§ **What the exercise asks**
Copy out the data below from the line containing "What D3.js code" to the line containing "31, 64, 60];", both lines included, with all images left out.

>>>

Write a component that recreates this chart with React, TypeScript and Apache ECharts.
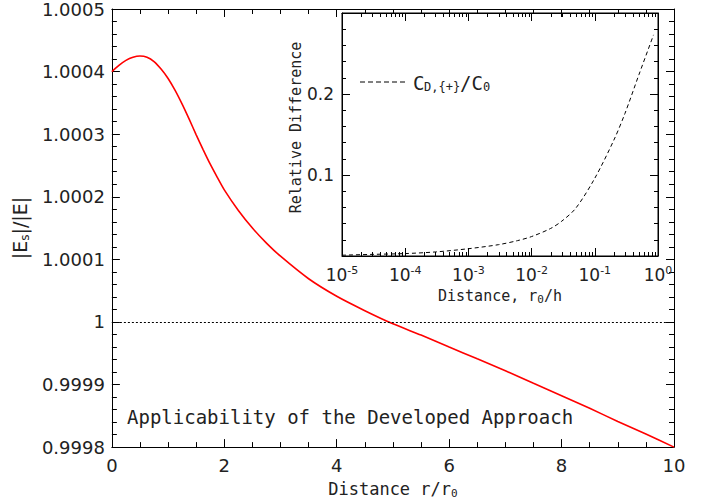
import React, { useEffect, useRef } from "react";
import * as echarts from "echarts";

// Main panel: |Es|/|E| versus distance r/r0
const distance = [
  0, 0.125, 0.25, 0.375, 0.5, 0.625, 0.75, 0.875, 1, 1.125, 1.25, 1.375, 1.5, 1.625, 1.75, 1.875, 2,
  2.25, 2.5, 2.75, 3, 3.5, 4, 4.5, 5, 5.5, 6, 6.5, 7, 7.5, 8, 8.5, 9, 9.5, 10,
];
const fieldRatio = [
  1.0004, 1.00041, 1.000418, 1.000423, 1.000425, 1.000423, 1.000416, 1.000404, 1.000389, 1.00037,
  1.000348, 1.000324, 1.000299, 1.000275, 1.000252, 1.000231, 1.000211,
  1.000178, 1.00015, 1.000126, 1.000105, 1.000069, 1.000041, 1.000018, 0.999997, 0.999979, 0.99996,
  0.999941, 0.999922, 0.999902, 0.999882, 0.999862, 0.999841, 0.999821, 0.9998,
];
const mainXTicks = { min: 0, max: 10, interval: 2 };
const mainYTicks = { min: 0.9998, max: 1.0005, interval: 0.0001 };
const referenceLevel = 1;

// Inset: relative difference versus r0/h (log scale)
const ratioH = [1e-5, 3e-5, 1e-4, 3e-4, 1e-3, 3e-3, 6e-3, 1e-2, 2e-2, 3e-2, 5e-2, 1e-1, 2e-1, 3e-1, 5e-1, 0.85];
const relDiff = [0.001, 0.002, 0.003, 0.005, 0.009, 0.014, 0.019, 0.024, 0.034, 0.043, 0.059, 0.096, 0.143, 0.176, 0.224, 0.273];
const insetXRange = { min: 1e-5, max: 1 };
const insetYTicks = { min: 0, max: 0.3, interval: 0.1 };

const seriesMainName = "|Es|/|E|";
const seriesInsetName = "CD,{+}/C0";
const annotation = "Applicability of the Developed Approach";

const MONO = "DejaVu Sans Mono";
const SANS = "DejaVu Sans";
const TXT = "#222";
const LINE = "#000";

// minor tick positions of the log axis (2..9 in every decade)
const insetXMinor: number[] = [];
for (let d = -5; d < 0; d++) {
  for (let m = 2; m <= 9; m++) insetXMinor.push(parseFloat((m * Math.pow(10, d)).toPrecision(3)));
}

export default function App() {
  const ref = useRef<HTMLDivElement>(null);
  useEffect(() => {
    if (!ref.current) return;
    const chart = echarts.init(ref.current, undefined, { renderer: "svg" });
    const mkLine = () => ({ show: true, onZero: false, lineStyle: { color: LINE, width: 1 } });
    const mkTick = (len: number) => ({ show: true, inside: true, length: len, lineStyle: { color: LINE, width: 1 } });
    const mkMinor = (n: number, len: number) => ({ show: true, splitNumber: n, length: len, lineStyle: { color: LINE, width: 1 } });
    const subRich = {
      sub: { fontFamily: MONO, fontSize: 11, lineHeight: 11, verticalAlign: "bottom", color: TXT },
    };

    const mainX = (position: string, show: boolean) => ({
      type: "value",
      gridIndex: 0,
      position,
      ...mainXTicks,
      axisLine: mkLine(),
      axisTick: mkTick(8),
      minorTick: mkMinor(4, 5),
      splitLine: { show: false },
      axisLabel: { show, fontFamily: SANS, fontSize: 18, color: TXT, margin: 9 },
      name: show ? "Distance r/r{sub|0}" : "",
      nameLocation: "middle",
      nameGap: 30,
      nameTextStyle: { fontFamily: MONO, fontSize: 17, color: TXT, lineHeight: 20, rich: subRich },
    });
    const mainY = (position: string, show: boolean) => ({
      type: "value",
      gridIndex: 0,
      position,
      ...mainYTicks,
      axisLine: mkLine(),
      axisTick: mkTick(8),
      minorTick: mkMinor(5, 5),
      splitLine: { show: false },
      axisLabel: {
        show,
        fontFamily: SANS,
        fontSize: 18,
        color: TXT,
        margin: 7,
        formatter: (v: number) => String(parseFloat(v.toFixed(4))),
      },
      name: show ? "|E{s|s}|/|E|" : "",
      nameLocation: "middle",
      nameRotate: 90,
      nameGap: 73,
      nameTextStyle: {
        fontFamily: SANS,
        fontSize: 19,
        color: TXT,
        lineHeight: 23,
        rich: { s: { fontFamily: SANS, fontSize: 12, lineHeight: 12, verticalAlign: "bottom", color: TXT } },
      },
    });
    const insetX = (position: string, show: boolean) => ({
      type: "log",
      logBase: 10,
      gridIndex: 1,
      position,
      ...insetXRange,
      splitNumber: 5,
      axisLine: mkLine(),
      axisTick: mkTick(8),
      splitLine: { show: false },
      axisLabel: {
        show,
        margin: 9,
        fontFamily: SANS,
        fontSize: 17,
        color: TXT,
        formatter: (v: number) => `{b|10}{p|${Math.round(Math.log10(v))}}`,
        rich: {
          b: { fontFamily: SANS, fontSize: 17, lineHeight: 20, color: TXT },
          p: { fontFamily: SANS, fontSize: 11, lineHeight: 11, verticalAlign: "top", color: TXT },
        },
      },
      name: show ? "Distance, r{sub|0}/h" : "",
      nameLocation: "middle",
      nameGap: 31,
      nameTextStyle: { fontFamily: MONO, fontSize: 15, color: TXT, lineHeight: 18, rich: subRich },
    });
    const insetY = (position: string, show: boolean) => ({
      type: "value",
      gridIndex: 1,
      position,
      ...insetYTicks,
      axisLine: mkLine(),
      axisTick: mkTick(8),
      minorTick: mkMinor(5, 4),
      splitLine: { show: false },
      axisLabel: {
        show,
        fontFamily: SANS,
        fontSize: 17,
        color: TXT,
        margin: 8,
        formatter: (v: number) => (v > 0.05 && v < 0.25 ? String(parseFloat(v.toFixed(1))) : ""),
      },
      name: show ? "Relative Difference" : "",
      nameLocation: "middle",
      nameRotate: 90,
      nameGap: 36,
      nameTextStyle: { fontFamily: MONO, fontSize: 15, color: TXT, padding: [0, 0, 0, 14] },
    });

    chart.setOption({
      animation: false,
      backgroundColor: "#fff",
      grid: [
        { left: 108, top: 6, right: 42, bottom: 55, show: false },
        { left: 342, top: 13, right: 58, bottom: 248, show: true, backgroundColor: "#fff", borderColor: LINE, borderWidth: 1 },
      ],
      xAxis: [mainX("bottom", true), mainX("top", false), insetX("bottom", true), insetX("top", false)],
      yAxis: [mainY("left", true), mainY("right", false), insetY("left", true), insetY("right", false)],
      series: [
        {
          name: seriesMainName,
          type: "line",
          xAxisIndex: 0,
          yAxisIndex: 0,
          data: distance.map((d, i) => [d, fieldRatio[i]]),
          smooth: 0.25,
          symbol: "none",
          lineStyle: { color: "#ff0000", width: 1.6 },
          markLine: {
            silent: true,
            symbol: "none",
            label: { show: false },
            lineStyle: { color: LINE, width: 1, type: [2, 2] },
            data: [{ yAxis: referenceLevel }],
          },
        },
        {
          name: seriesInsetName,
          type: "line",
          xAxisIndex: 2,
          yAxisIndex: 2,
          data: ratioH.map((x, i) => [x, relDiff[i]]),
          smooth: 0.3,
          symbol: "none",
          lineStyle: { color: LINE, width: 1, type: [4, 3] },
        },
        {
          type: "custom",
          xAxisIndex: 2,
          yAxisIndex: 2,
          silent: true,
          z: 10,
          data: insetXMinor.map((x) => [x, 0.15]),
          renderItem: (_p: any, api: any) => {
            const x = api.value(0);
            const b = api.coord([x, insetYTicks.min]);
            const t = api.coord([x, insetYTicks.max]);
            const px = Math.round(b[0]) + 0.5;
            return {
              type: "group",
              children: [
                { type: "line", shape: { x1: px, y1: b[1], x2: px, y2: b[1] - 4 }, style: { stroke: LINE, lineWidth: 1 } },
                { type: "line", shape: { x1: px, y1: t[1], x2: px, y2: t[1] + 4 }, style: { stroke: LINE, lineWidth: 1 } },
              ],
            };
          },
        },
      ],
      graphic: [
        {
          type: "text",
          x: 127,
          y: 417,
          style: { text: annotation, fontFamily: MONO, fontSize: 19, fill: TXT, verticalAlign: "middle" },
        },
        {
          type: "line",
          shape: { x1: 360, y1: 82, x2: 405, y2: 82 },
          style: { stroke: LINE, lineWidth: 1, lineDash: [5, 3] },
        },
        { type: "text", x: 413, y: 83, style: { text: "C", fontFamily: MONO, fontSize: 19, fill: TXT, verticalAlign: "middle" } },
        { type: "text", x: 424, y: 87, style: { text: "D,{+}", fontFamily: MONO, fontSize: 12, fill: TXT, verticalAlign: "middle" } },
        { type: "text", x: 460, y: 83, style: { text: "/C", fontFamily: MONO, fontSize: 19, fill: TXT, verticalAlign: "middle" } },
        { type: "text", x: 483, y: 87, style: { text: "0", fontFamily: MONO, fontSize: 12, fill: TXT, verticalAlign: "middle" } },
      ],
    });
    return () => chart.dispose();
  }, []);
  return <div ref={ref} style={{ position: "fixed", left: 0, top: 0, width: 716, height: 504 }} />;
}
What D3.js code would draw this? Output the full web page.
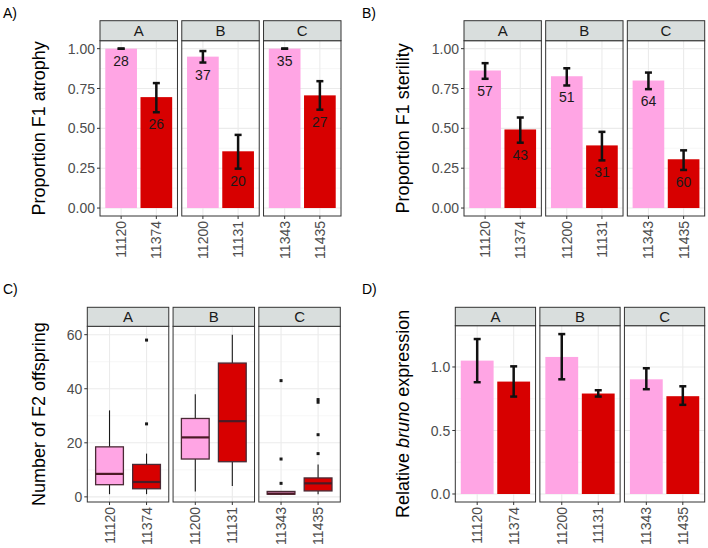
<!DOCTYPE html>
<html><head><meta charset="utf-8">
<script src="https://cdn.jsdelivr.net/npm/d3@7"></script>
<style>body{margin:0;background:#fff}svg{display:block;font-family:"Liberation Sans",Arial,Helvetica,sans-serif}</style>
</head><body><svg id="c" width="708" height="548"></svg>
<script>
// ---------- data ----------
const facets = ["A", "B", "C"];
const strains = ["11120", "11374", "11200", "11131", "11343", "11435"];
const facetOf = ["A", "A", "B", "B", "C", "C"];
const groupOf = [0, 1, 0, 1, 0, 1];

const atrophyVal = [1.00, 0.696, 0.950, 0.356, 1.00, 0.707];
const atrophyLo  = [1.00, 0.601, 0.913, 0.247, 1.00, 0.617];
const atrophyHi  = [1.00, 0.784, 0.985, 0.459, 1.00, 0.796];
const atrophyN   = [28, 26, 37, 20, 35, 27];

const sterilityVal = [0.863, 0.493, 0.827, 0.393, 0.800, 0.306];
const sterilityLo  = [0.811, 0.410, 0.769, 0.299, 0.746, 0.239];
const sterilityHi  = [0.909, 0.568, 0.877, 0.478, 0.850, 0.362];
const sterilityN   = [57, 43, 51, 31, 64, 60];

// boxplot stats: [lowerWhisker, Q1, median, Q3, upperWhisker]
const offspringStats = [
  [1, 4.5, 8.5, 18.5, 32],
  [1, 3, 5.5, 12, 16],
  [2, 14, 22, 29, 38],
  [4, 13, 28, 49.5, 60],
  [0.8, 1, 1.2, 2, 2.2],
  [1, 2.2, 5, 7, 12]
];
const offspringOutliers = [[], [27, 58], [], [], [5, 14, 43], [16, 23, 35, 36]];

const exprVal = [1.050, 0.885, 1.079, 0.791, 0.903, 0.770];
const exprLo  = [0.880, 0.767, 0.903, 0.767, 0.825, 0.702];
const exprHi  = [1.220, 1.005, 1.259, 0.817, 0.990, 0.848];

const propTicks = [0, 0.25, 0.5, 0.75, 1.0];
const propMinor = [0.125, 0.375, 0.625, 0.875];
const countTicks = [0, 20, 40, 60];
const countMinor = [10, 30, 50];
const exprTicks = [0, 0.5, 1.0];
const exprMinor = [0.25, 0.75, 1.25];

const colors = ["#ffa5e4", "#d70000"];

// ---------- drawing ----------
const svg = d3.select("#c");

function panel(o) {
  const g = svg.append("g");
  const gap = 4.3;
  const fw = (o.right - o.left - 2 * gap) / 3;
  const y = d3.scaleLinear().domain(o.yDomain).range([o.bottom, o.stripBottom]);

  g.append("text").attr("x", o.tagX).attr("y", o.tagY).attr("font-size", 14)
    .attr("fill", "#000").text(o.tag);

  const midY = (o.stripBottom + o.bottom) / 2;
  const t = g.append("text").attr("transform", `translate(${o.titleX},${midY}) rotate(-90)`)
    .attr("text-anchor", "middle").attr("dy", "0.35em").attr("font-size", 18).attr("fill", "#000");
  o.title.forEach(p => t.append("tspan").attr("font-style", p.italic ? "italic" : null).text(p.text));

  facets.forEach((f, fi) => {
    const x0 = o.left + fi * (fw + gap);
    const idx = strains.map((s, i) => i).filter(i => facetOf[i] === f);
    const x = d3.scalePoint().domain(idx.map(i => strains[i])).range([x0, x0 + fw]).padding(0.6);
    const step = x.step();
    const fg = g.append("g");

    fg.append("rect").attr("x", x0).attr("y", o.stripBottom).attr("width", fw)
      .attr("height", o.bottom - o.stripBottom).attr("fill", "#fff");
    o.yMinor.forEach(v => fg.append("line").attr("x1", x0).attr("x2", x0 + fw)
      .attr("y1", y(v)).attr("y2", y(v)).attr("stroke", "#f2f2f2").attr("stroke-width", 0.6));
    o.yTicks.forEach(v => fg.append("line").attr("x1", x0).attr("x2", x0 + fw)
      .attr("y1", y(v)).attr("y2", y(v)).attr("stroke", "#ebebeb").attr("stroke-width", 1.1));
    idx.forEach(i => fg.append("line").attr("x1", x(strains[i])).attr("x2", x(strains[i]))
      .attr("y1", o.stripBottom).attr("y2", o.bottom).attr("stroke", "#ebebeb").attr("stroke-width", 1.1));

    o.draw(fg, idx, x, y, step);

    fg.append("rect").attr("x", x0).attr("y", o.stripBottom).attr("width", fw)
      .attr("height", o.bottom - o.stripBottom).attr("fill", "none").attr("stroke", "#333").attr("stroke-width", 1);
    fg.append("rect").attr("x", x0).attr("y", o.stripTop).attr("width", fw)
      .attr("height", o.stripBottom - o.stripTop).attr("fill", "#d9dedd").attr("stroke", "#333").attr("stroke-width", 1);
    fg.append("text").attr("x", x0 + fw / 2).attr("y", (o.stripTop + o.stripBottom) / 2)
      .attr("dy", "0.36em").attr("text-anchor", "middle").attr("font-size", 15).attr("fill", "#1a1a1a").text(f);

    idx.forEach(i => {
      const cx = x(strains[i]);
      fg.append("line").attr("x1", cx).attr("x2", cx).attr("y1", o.bottom).attr("y2", o.bottom + 3)
        .attr("stroke", "#333").attr("stroke-width", 1);
      fg.append("text").attr("transform", `translate(${cx},${o.bottom + 5}) rotate(-90)`)
        .attr("text-anchor", "end").attr("dy", "0.36em").attr("font-size", 14).attr("fill", "#4d4d4d")
        .text(strains[i]);
    });

    if (fi === 0) {
      o.yTicks.forEach(v => {
        fg.append("line").attr("x1", x0 - 3).attr("x2", x0).attr("y1", y(v)).attr("y2", y(v))
          .attr("stroke", "#333").attr("stroke-width", 1);
        fg.append("text").attr("x", x0 - 5).attr("y", y(v)).attr("dy", "0.36em")
          .attr("text-anchor", "end").attr("font-size", 14).attr("fill", "#4d4d4d").text(o.fmt(v));
      });
    }
  });
}

function barDraw(val, lo, hi, n) {
  return (fg, idx, x, y, step) => {
    const bw = 0.9 * step;
    idx.forEach(i => {
      const cx = x(strains[i]);
      fg.append("rect").attr("x", cx - bw / 2).attr("y", y(val[i])).attr("width", bw)
        .attr("height", y(0) - y(val[i])).attr("fill", colors[groupOf[i]]);
    });
    idx.forEach(i => {
      const cx = x(strains[i]);
      const cw = 3.5;
      fg.append("line").attr("x1", cx).attr("x2", cx).attr("y1", y(lo[i])).attr("y2", y(hi[i]))
        .attr("stroke", "#111").attr("stroke-width", 2.5);
      [lo[i], hi[i]].forEach(v => fg.append("line").attr("x1", cx - cw).attr("x2", cx + cw)
        .attr("y1", y(v)).attr("y2", y(v)).attr("stroke", "#111").attr("stroke-width", 2.5));
      if (n) {
        fg.append("text").attr("x", cx).attr("y", y(lo[i] - 0.075)).attr("dy", "0.36em")
          .attr("text-anchor", "middle").attr("font-size", 14).attr("fill", "#1a1a1a").text(n[i]);
      }
    });
  };
}

function boxDraw(stats, outliers) {
  return (fg, idx, x, y, step) => {
    const bw = 0.75 * step;
    idx.forEach(i => {
      const cx = x(strains[i]);
      const [w0, q1, md, q3, w1] = stats[i];
      fg.append("line").attr("x1", cx).attr("x2", cx).attr("y1", y(w0)).attr("y2", y(q1))
        .attr("stroke", "#1a1a1a").attr("stroke-width", 1.1);
      fg.append("line").attr("x1", cx).attr("x2", cx).attr("y1", y(q3)).attr("y2", y(w1))
        .attr("stroke", "#1a1a1a").attr("stroke-width", 1.1);
      fg.append("rect").attr("x", cx - bw / 2).attr("y", y(q3)).attr("width", bw)
        .attr("height", y(q1) - y(q3)).attr("fill", colors[groupOf[i]])
        .attr("stroke", "#4a2a35").attr("stroke-width", 1.3);
      fg.append("line").attr("x1", cx - bw / 2).attr("x2", cx + bw / 2).attr("y1", y(md)).attr("y2", y(md))
        .attr("stroke", "#4a1a25").attr("stroke-width", 2.2);
      outliers[i].forEach(v => fg.append("rect").attr("x", cx - 1.5).attr("y", y(v) - 1.5)
        .attr("width", 3).attr("height", 3).attr("fill", "#1a1a1a"));
    });
  };
}

const f2 = d3.format(".2f"), f1 = d3.format(".1f"), f0 = d3.format("d");

panel({ left: 100, right: 341, stripTop: 20.7, stripBottom: 40.7, bottom: 216,
  yDomain: [-0.05, 1.05], yTicks: propTicks, yMinor: propMinor, fmt: f2,
  title: [{ text: "Proportion F1 atrophy" }], titleX: 39, tag: "A)", tagX: 3, tagY: 18,
  draw: barDraw(atrophyVal, atrophyLo, atrophyHi, atrophyN) });

panel({ left: 464, right: 704.7, stripTop: 20.7, stripBottom: 40.7, bottom: 216,
  yDomain: [-0.05, 1.05], yTicks: propTicks, yMinor: propMinor, fmt: f2,
  title: [{ text: "Proportion F1 sterility" }], titleX: 403, tag: "B)", tagX: 362, tagY: 18,
  draw: barDraw(sterilityVal, sterilityLo, sterilityHi, sterilityN) });

panel({ left: 87.3, right: 340.3, stripTop: 307.3, stripBottom: 326.3, bottom: 502,
  yDomain: [-1.9, 63.1], yTicks: countTicks, yMinor: countMinor, fmt: f0,
  title: [{ text: "Number of F2 offspring" }], titleX: 39, tag: "C)", tagX: 3, tagY: 294,
  draw: boxDraw(offspringStats, offspringOutliers) });

panel({ left: 455.3, right: 704.7, stripTop: 307.3, stripBottom: 325.7, bottom: 502,
  yDomain: [-0.063, 1.325], yTicks: exprTicks, yMinor: exprMinor, fmt: f1,
  title: [{ text: "Relative " }, { text: "bruno", italic: true }, { text: " expression" }], titleX: 403,
  tag: "D)", tagX: 362, tagY: 294,
  draw: barDraw(exprVal, exprLo, exprHi, null) });
</script></body></html>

<<<

§ **Answer to this exercise**
What D3.js code would draw this? Output the full web page.
<!DOCTYPE html>
<html><head><meta charset="utf-8">
<script src="https://cdn.jsdelivr.net/npm/d3@7"></script>
<style>body{margin:0;background:#fff}svg{display:block;font-family:"Liberation Sans",Arial,Helvetica,sans-serif}</style>
</head><body><svg id="c" width="708" height="548"></svg>
<script>
// ---------- data ----------
const facets = ["A", "B", "C"];
const strains = ["11120", "11374", "11200", "11131", "11343", "11435"];
const facetOf = ["A", "A", "B", "B", "C", "C"];
const groupOf = [0, 1, 0, 1, 0, 1];

const atrophyVal = [1.00, 0.696, 0.950, 0.356, 1.00, 0.707];
const atrophyLo  = [1.00, 0.601, 0.913, 0.247, 1.00, 0.617];
const atrophyHi  = [1.00, 0.784, 0.985, 0.459, 1.00, 0.796];
const atrophyN   = [28, 26, 37, 20, 35, 27];

const sterilityVal = [0.863, 0.493, 0.827, 0.393, 0.800, 0.306];
const sterilityLo  = [0.811, 0.410, 0.769, 0.299, 0.746, 0.239];
const sterilityHi  = [0.909, 0.568, 0.877, 0.478, 0.850, 0.362];
const sterilityN   = [57, 43, 51, 31, 64, 60];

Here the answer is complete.